Prior to use, drsyms must be initialized by a call to drsym_init(). The drsyms API will eventually support both sideline and online use, and the parameter to drsym_init() will specify the symbol server to use for sideline use. Today only online use is supported and NULL should be passed.

Symbol lookup is supported in both directions: from an address to a symbol via drsym_lookup_address(), and from a symbol to an address via drsym_lookup_symbol(). All symbols in a given module can be enumerated via drsym_enumerate_symbols(), though on Windows using drsym_search_symbols() for a particular match where a non-full search is not required (i.e., the search is only targeting function symbols) is significantly faster and uses less memory than a full enumeration. In fact, drsym_search_symbols() is usually faster than drsym_lookup_symbol().

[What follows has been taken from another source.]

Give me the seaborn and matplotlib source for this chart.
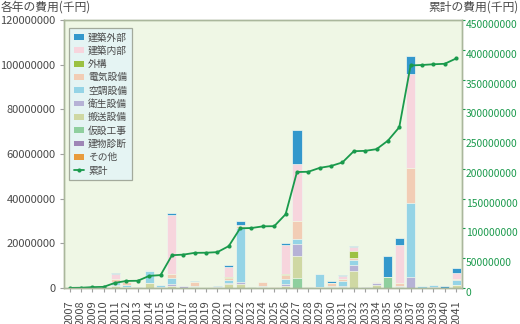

For C++ applications, each routine that handles symbols accepts a flags argument that controls how or whether C++ symbols are demangled or undecorated. Currently there are three modes:

  • DRSYM_LEAVE_MANGLED: Matches against or returns the mangled C++ symbol.
  • DRSYM_DEMANGLE: Matches against or returns a "short" demangled C++ symbol. Templates and are collapsed to <> while parameters are omitted entirely without parentheses.
  • DRSYM_DEMANGLE_FULL: Matches against or returns the fully demangled C++ symbol with both template arguments and parameter types.
  • DRSYM_DEMANGLE_PDB_TEMPLATES: Only applies to Windows PDB symbols. Does not affect matches, but returns symbols with parameters omitted without parentheses and templates fully expanded.
  • DRSYM_DEFAULT_FLAGS: This is equivalent to DRSYM_DEMANGLE.

On Windows, this functionality is reduced due to the limitations of dbghelp.dll. For all routines except drsym_demangle_symbol(), the only flag that the user passes that has any effect is DRSYM_DEMANGLE_PDB_TEMPLATES: all symbols returned or searched either use default demangling or additionally use DRSYM_DEMANGLE_PDB_TEMPLATES if requested.

For an example of usage see the instrcalls sample client distributed with DynamoRIO.

When finished with the library, call drsym_exit().

Memory Usage

When running large applications, loading debug information for all of their modules can occupy a lot of memory, from hundreds of megabytes into the gigabyte range. Use the drsym_free_resources() routine when finished with a module to unload its debug information. Normally, a client will query for symbols in the module load event, and then won't need symbols again until perhaps a callstack walk later on. Thus, we recommend that a client call drsym_free_resources() at the end of its module load event. Due to fragmentation concerns, it is not easy for drsyms itself to perform internal garbage collection at any high frequency.

Module Bases

All drsyms functions operate on relative offsets from a module base, rather than absolute addresses for any given mapping. These are offsets from the in-memory mapping of the module. For Mach-O executables, the module base is considered to be placed after any __PAGEZERO segment. This is especially important for PIE executables on MacOS, where the randomized shift is between the __PAGEZERO segment and the __TEXT segment.